Parce que ce n'est pas moi qui définit x. En fait (voir message
initial) x est un ensemble de type polymorphe car l'utilisateur est
supposé pouvoir y mettre ses propres types.

Voici la situation que je veux _éviter_ (exemple tiré de FaCiLe -
Pascal Brisset et Nicolas Barnier)

let
  yellow = 0 and
  blue = 1 and
  green = 2
in
  let x = IntDomain.from_list [0; 1; 2]

A la place je veux

type color = Yellow | Blue | Green

let x = Domain.from_list [Yellow ; Blue; Green]

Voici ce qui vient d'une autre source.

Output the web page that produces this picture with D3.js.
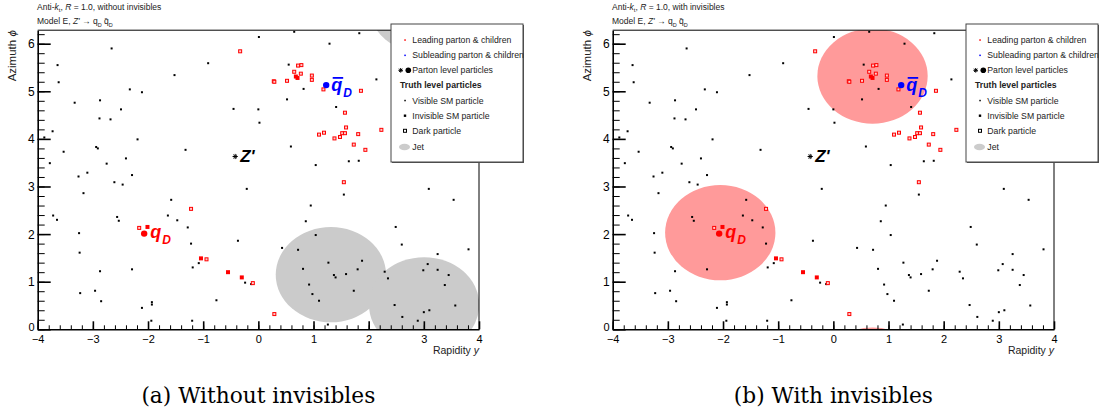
<!DOCTYPE html>
<html><head><meta charset="utf-8">
<script src="https://cdn.jsdelivr.net/npm/d3@7"></script>
<style>
body{margin:0;background:#fff}
svg text{font-family:"Liberation Sans",Arial,Helvetica,sans-serif}
svg text.caption{font-family:"DejaVu Serif",serif}
</style>
</head><body>
<svg id="chart" width="1100" height="417"></svg>
<script>
// Axis ticks
const xTicks = [-4, -3, -2, -1, 0, 1, 2, 3, 4];
const yTicks = [0, 1, 2, 3, 4, 5, 6];

// Event display: particles as [rapidity y, azimuth phi]
const visibleSM = [
  [-2.66,5.90],[-3.64,5.55],[-3.62,5.19],[-1.52,5.34],[-0.91,5.59],[-2.33,5.04],[-2.11,4.98],
  [-3.33,4.76],[-2.87,4.81],[-2.49,4.62],[-2.88,4.43],[-2.68,4.41],[-0.45,4.63],[-3.73,4.16],
  [-3.88,4.03],[-2.19,3.99],[-2.94,3.83],[-2.91,3.80],[-3.53,3.73],[-1.32,3.77],[-3.78,3.49],
  [-2.75,3.48],[-2.40,3.59],[-3.26,3.21],[-3.10,3.29],[-2.29,3.24],
  [0.01,6.14],[0.00,4.62],
  [-2.61,3.09],[-2.46,3.04],[-3.17,2.86],[-1.58,2.72],[-0.21,2.95],[-3.72,2.39],[-3.65,2.30],
  [-2.56,2.36],[-2.53,2.28],[-1.64,2.39],[-1.47,2.29],[-1.28,2.14],[-3.25,2.02],[-1.22,1.80],
  [-0.37,1.86],[-3.24,1.61],[-2.87,1.22],[-2.29,1.26],[-1.19,1.30],[-1.08,1.39],[-2.96,0.81],
  [-3.23,0.76],[-2.85,0.59],[-0.76,0.61],[-1.93,0.57],[-1.93,0.52],[-2.11,0.45],[-1.94,0.18],
  [-1.20,0.18],[-0.24,0.98],
  [1.55,2.83],[0.95,2.60],[0.86,2.27],[1.04,1.98],[0.43,1.71],[0.72,1.67],[1.27,1.40],
  [0.81,1.27],[1.37,1.14],[1.40,1.09],[1.59,1.16],[1.80,1.26],[1.88,1.44],[0.92,0.94],
  [1.73,0.81],[0.98,0.74],[1.10,0.60],[1.26,0.10],[-0.13,0.95],[2.49,2.15],[2.60,1.78],
  [3.09,2.95],[3.54,2.72],[3.81,1.68],[3.25,1.58],[2.29,1.21],[2.35,1.07],[2.99,1.24],
  [3.07,1.37],[3.25,1.25],[3.45,1.14],[3.38,0.93],[2.47,0.51],[3.57,0.50],[2.61,0.26],
  [3.00,0.36],[3.10,0.40],[2.89,0.18],
  [0.65,6.25],[1.83,6.22],[1.29,6.00],[0.55,5.56],[0.82,5.05],[2.14,5.25],[0.52,4.83],
  [1.41,4.67],[0.02,4.34],[0.59,3.84],[1.04,3.45],[1.64,3.53],[1.82,3.54]
];
const leadingDark = [
  [-0.33,5.84],[0.28,5.21],[-1.22,2.53],[-2.16,2.13],[-0.94,1.47],[-0.10,0.97],[0.29,0.32],
  [1.55,3.09],[0.72,5.54],[0.78,5.55],[0.65,5.41],[0.77,5.37],[0.29,5.20],[0.52,5.22],
  [0.97,5.33],[0.97,5.24],[1.18,5.04],[1.86,5.01],[1.57,4.55],[1.59,4.24],[1.10,4.09],
  [1.19,4.13],[1.52,4.12],[1.57,4.12],[1.38,4.01],[1.48,4.04],[1.81,4.10],[2.23,4.19],
  [1.73,3.88],[1.94,3.77]
];
const leadingInvisible = [[-2.01,2.15],[-1.04,1.49],[-0.55,1.20],[-0.30,1.09],[0.68,5.31],[0.71,5.28]];

// Parton level
const zPrime = [-0.42, 3.63];
const qD = [-2.07, 2.01];
const qbarD = [1.23, 5.13];

// Anti-kt jets, R = 1.0
const jetR = 1.0;
const jetsWithout = [[1.315, 1.147], [3.005, 0.515]];
const jetsWith = [[-2.05, 2.03], [0.71, 5.32]];

const legendLabels = ["Leading parton & children", "Subleading parton & children", "Parton level particles",
  "Truth level particles", "Visible SM particle", "Invisible SM particle", "Dark particle", "Jet"];

const TWO_PI = 2 * Math.PI;
const svg = d3.select("#chart");
svg.append("rect").attr("width", 1100).attr("height", 417).attr("fill", "#fff");

const x = d3.scaleLinear().domain([-4, 4]).range([37.7, 479]);
const y = d3.scaleLinear().domain([0, TWO_PI]).range([329.3, 30.2]);

function star(g, cx, cy, r) {
  let d = "";
  [0, 45, 90, 135].forEach(a => {
    const t = a * Math.PI / 180, dx = r * Math.cos(t), dy = r * Math.sin(t);
    d += `M${cx - dx},${cy - dy}L${cx + dx},${cy + dy}`;
  });
  g.append("path").attr("d", d).attr("stroke", "#000").attr("stroke-width", 1);
}

function panel(idx, dx, subtitle, jets, jetFill, caption) {
  const g = svg.append("g").attr("transform", `translate(${dx},0)`);
  const clipId = "clip" + idx;
  g.append("clipPath").attr("id", clipId).append("rect")
    .attr("x", x(-4)).attr("y", y(TWO_PI)).attr("width", x(4) - x(-4)).attr("height", y(0) - y(TWO_PI));

  // jets (with periodic copies in phi)
  const jg = g.append("g").attr("clip-path", `url(#${clipId})`);
  const rx = x(jetR) - x(0), ry = y(0) - y(jetR);
  jets.forEach(j => {
    [-TWO_PI, 0, TWO_PI].forEach(s => {
      jg.append("ellipse").attr("cx", x(j[0])).attr("cy", y(j[1] + s))
        .attr("rx", rx).attr("ry", ry).attr("fill", jetFill);
    });
  });

  // particles
  const pg = g.append("g").attr("clip-path", `url(#${clipId})`);
  pg.selectAll("rect.vis").data(visibleSM).join("rect").attr("class", "vis")
    .attr("x", d => x(d[0]) - 1).attr("y", d => y(d[1]) - 1).attr("width", 2).attr("height", 2).attr("fill", "#000");
  pg.selectAll("rect.inv").data(leadingInvisible).join("rect").attr("class", "inv")
    .attr("x", d => x(d[0]) - 2).attr("y", d => y(d[1]) - 2).attr("width", 4).attr("height", 4).attr("fill", "#f00");
  pg.selectAll("rect.dark").data(leadingDark).join("rect").attr("class", "dark")
    .attr("x", d => x(d[0]) - 1.5).attr("y", d => y(d[1]) - 1.5).attr("width", 3).attr("height", 3)
    .attr("fill", "#fcc").attr("stroke", "#f00").attr("stroke-width", 1);

  // parton level
  star(g, x(zPrime[0]), y(zPrime[1]), 2.6);
  g.append("text").attr("x", x(zPrime[0]) + 5).attr("y", y(zPrime[1]) + 5)
    .attr("font-size", 17).attr("font-weight", "bold").attr("font-style", "italic").text("Z'");
  g.append("circle").attr("cx", x(qD[0])).attr("cy", y(qD[1])).attr("r", 3.2).attr("fill", "#f00");
  const t1 = g.append("text").attr("x", x(qD[0]) + 6).attr("y", y(qD[1]) + 4)
    .attr("fill", "#f00").attr("font-weight", "bold").attr("font-style", "italic");
  t1.append("tspan").attr("font-size", 18).text("q");
  t1.append("tspan").attr("font-size", 12).attr("dy", 6).attr("dx", 1).text("D");
  g.append("circle").attr("cx", x(qbarD[0])).attr("cy", y(qbarD[1])).attr("r", 3.2).attr("fill", "#00f");
  const qbx = x(qbarD[0]) + 5, qby = y(qbarD[1]) + 6;
  const t2 = g.append("text").attr("x", qbx).attr("y", qby)
    .attr("fill", "#00f").attr("font-weight", "bold").attr("font-style", "italic");
  t2.append("tspan").attr("font-size", 18).text("q");
  t2.append("tspan").attr("font-size", 12).attr("dy", 6).attr("dx", 1).text("D");
  g.append("line").attr("x1", qbx + 1.5).attr("x2", qbx + 12).attr("y1", qby - 13.2).attr("y2", qby - 13.2)
    .attr("stroke", "#00f").attr("stroke-width", 1.8);

  // frame
  g.append("line").attr("x1", x(-4)).attr("x2", x(4)).attr("y1", y(TWO_PI)).attr("y2", y(TWO_PI)).attr("stroke", "#000");
  g.append("line").attr("x1", x(4)).attr("x2", x(4)).attr("y1", y(TWO_PI)).attr("y2", y(0)).attr("stroke", "#000");

  // axes
  const yMinor = d3.range(0, 6.3, 0.2).filter(v => v <= TWO_PI);
  const xMinor = d3.range(-4, 4.01, 0.2);
  const ya = g.append("g").attr("transform", `translate(${x(-4)},0)`)
    .call(d3.axisLeft(y).tickValues(yTicks).tickSize(-13).tickSizeOuter(0).tickPadding(3).tickFormat(d3.format("d")));
  g.append("g").attr("transform", `translate(${x(-4)},0)`)
    .call(d3.axisLeft(y).tickValues(yMinor).tickSize(-7).tickSizeOuter(0).tickFormat(""))
    .call(a => a.select(".domain").remove());
  const xa = g.append("g").attr("transform", `translate(0,${y(0)})`)
    .call(d3.axisBottom(x).tickValues(xTicks).tickSize(-8).tickSizeOuter(0).tickPadding(6).tickFormat(d3.format("d")));
  g.append("g").attr("transform", `translate(0,${y(0)})`)
    .call(d3.axisBottom(x).tickValues(xMinor).tickSize(-4).tickSizeOuter(0).tickFormat(""))
    .call(a => a.select(".domain").remove());
  ya.selectAll("text").attr("font-size", 12).attr("dy", "0.34em");
  // keep the bottom "0" clear of the first x label
  ya.selectAll(".tick").filter(d => d === 0).select("text").attr("font-size", 11).attr("dy", "0.1em");
  xa.selectAll("text").attr("font-size", 11);
  [ya, xa].forEach(a => {
    a.selectAll("text").attr("fill", "#000");
    a.select(".domain").attr("stroke-width", 1.6);
    a.selectAll(".tick line").attr("stroke-width", 1.6);
  });
  g.selectAll(".tick line").attr("stroke", "#000");

  g.append("text").attr("transform", `translate(${x(-4) - 22},${y(TWO_PI)}) rotate(-90)`)
    .attr("text-anchor", "end").attr("font-size", 11.5).attr("fill", "#222")
    .call(t => { t.append("tspan").text("Azimuth "); t.append("tspan").attr("font-style", "italic").text("ϕ"); });
  g.append("text").attr("x", x(4)).attr("y", 354).attr("text-anchor", "end").attr("font-size", 10.5).attr("fill", "#222")
    .call(t => { t.append("tspan").text("Rapidity "); t.append("tspan").attr("font-style", "italic").text("y"); });

  // titles
  const ti = g.append("text").attr("x", 37).attr("y", 9.5).attr("font-size", 8.5).attr("fill", "#222");
  ti.append("tspan").text("Anti-");
  ti.append("tspan").attr("font-style", "italic").text("k");
  ti.append("tspan").attr("font-size", 6).attr("dy", 2).text("t");
  ti.append("tspan").attr("dy", -2).text(", ");
  ti.append("tspan").attr("font-style", "italic").text("R");
  ti.append("tspan").text(" = 1.0, " + subtitle);
  const t3 = g.append("text").attr("x", 37).attr("y", 23.5).attr("font-size", 8.5).attr("fill", "#222");
  t3.append("tspan").text("Model E, ");
  t3.append("tspan").attr("font-style", "italic").text("Z'");
  t3.append("tspan").text(" \u2192 q");
  t3.append("tspan").attr("font-size", 5.5).attr("dy", 3).text("D");
  t3.append("tspan").attr("dy", -3).text(" q\u0304");
  t3.append("tspan").attr("font-size", 5.5).attr("dy", 3).text("D");

  // legend
  const lg = g.append("g");
  lg.append("rect").attr("x", 392).attr("y", 25).attr("width", 132).attr("height", 138).attr("fill", "#555");
  lg.append("rect").attr("x", 391).attr("y", 24).attr("width", 132).attr("height", 138)
    .attr("fill", "#fff").attr("stroke", "#444").attr("stroke-width", 1);
  const ey = [40, 55.3, 70.3, 85.3, 100.5, 115.7, 130.8, 147];
  legendLabels.forEach((lab, i) => {
    const isHeader = i === 3;
    lg.append("text").attr("x", isHeader ? 400 : 412.3).attr("y", ey[i] + 3)
      .attr("font-size", 8.7).attr("fill", "#222").attr("font-weight", isHeader ? "bold" : "normal").text(lab);
  });
  lg.append("rect").attr("x", 404.3).attr("y", ey[0] - 0.7).attr("width", 1.5).attr("height", 1.5).attr("fill", "#f00");
  lg.append("rect").attr("x", 404.3).attr("y", ey[1] - 0.7).attr("width", 1.5).attr("height", 1.5).attr("fill", "#00f");
  star(lg, 400.7, ey[2], 2.3);
  lg.append("circle").attr("cx", 408.3).attr("cy", ey[2]).attr("r", 2.8).attr("fill", "#000");
  lg.append("rect").attr("x", 404.3).attr("y", ey[4] - 0.7).attr("width", 1.5).attr("height", 1.5).attr("fill", "#000");
  lg.append("rect").attr("x", 403.8).attr("y", ey[5] - 1.2).attr("width", 2.4).attr("height", 2.4).attr("fill", "#000");
  lg.append("rect").attr("x", 403.5).attr("y", ey[6] - 1.5).attr("width", 3).attr("height", 3)
    .attr("fill", "#fff").attr("stroke", "#000").attr("stroke-width", 1);
  lg.append("ellipse").attr("cx", 404.5).attr("cy", ey[7]).attr("rx", 5.5).attr("ry", 3.3).attr("fill", "#ccc");

  // caption
  const cap = g.append("text").attr("class", "caption").attr("x", (x(-4) + x(4)) / 2).attr("y", 403)
    .attr("text-anchor", "middle").attr("font-size", 20).attr("fill", "#000").text(caption);
  return cap;
}

const capA = panel(0, 0, "without invisibles", jetsWithout, "#cbcbcb", "(a) Without invisibles");
const capB = panel(1, 575, "with invisibles", jetsWith, "#ff9a9a", "(b) With invisibles");
// size captions so "(a) Without invisibles" spans about 234px
const fs = 20 * 234 / capA.node().getComputedTextLength();
capA.attr("font-size", fs); capB.attr("font-size", fs);
</script>
</body></html>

Mais il faut que la partie interne de la librairie, elle, manipule un
ensemble d'entiers (pour des questions de performance puisqu'il s'agit
d'optimisation combinatoire).

D'où l'idée simple

let x = Domain.from_list [(hash Yellow) ; (hash Blue) ; (hash Green)]

ou encore

let x = Domain.from_list_hashed [ Yellow ; Blue ; Green]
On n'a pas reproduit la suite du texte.